Estimation of Data Reduction
To date, most attention in the storage community was given to devise reduction methods and optimize their performance. However, since these methods do not come for free, knowing how much data reduction can be expected from a given method is imperative.
While many empirical studies have shown what can be expected from different techniques on various workloads (for example, deduplication on virtual machines), in practice, little is known on how to accurately estimate the data reduction level for a specific, given workload.
This question is becoming more and more relevant. In the paper, Estimation of Deduplication Ratios in Large Data Sets, published at MSST 2012, we address the problem of accurately estimating the data reduction ratio achieved by deduplication and compression on a specific data set.

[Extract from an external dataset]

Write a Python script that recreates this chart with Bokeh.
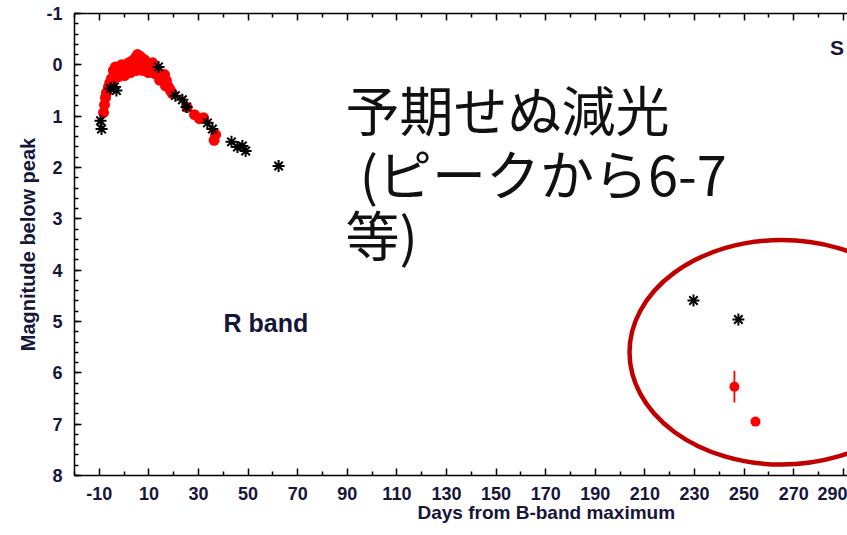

While this is doable for compression, it turns out to be a difficult problem for deduplication.
Based on this study, we developed Comprestimator, an IBM tool for estimating the compression ratio of a block device when employing RtC (IBM's Real time Compression) on it. The tool samples the volume's data and gives estimations on two central values:
- Fraction of non-zero blocks: How many of the volume's blocks contain actual data. A block is considered a zero block only if all of its content is zeros.
- Compression ratio estimation of non-zero blocks: RTC will be run on all non-zero blocks; the goal is to estimate how much these blocks would compress.
While the tool gives estimates rather than exact values, it does give explicit guarantees on the accuracy of these estimations. The level of accuracy is derived based on a mathematical analysis of the sampling method. For example, the accompanied figure shows how 3 executions of the Comprestimator converge towards the actual value, and the runs are well within the guaranteed bounds.
From IDC's Real-time Compression Advances Storage Optimization: "Organizations can avail themselves of IBM's Comprestimator tool to model expected compression benefits for specific environments. Using the results and expected growth rates, organizations could derive potential savings by deploying Storwize V7000 with compression or enabling compression on existing volumes. IBM could proactively leverage this tool to provide both customers and prospects with a view of potential savings."
In contrast to compression, estimating the deduplication ratio turns out to be a challenging task. It has been shown both empirically and analytically that essentially all of the data at hand must be inspected to come up with an accurate estimation when deduplication is involved. Moreover, even when permitted to inspect all the data, challenges exist in devising an efficient yet accurate method. In our MSST 2012 paper, we presented a method that inspects all the data but requires only a minimal memory footprint compared with the naïve approach. Empirically, in some special cases, only a small portion of the data is inspected. Furthermore, we set the grounds on the limitations and inherent difficulties of the problem.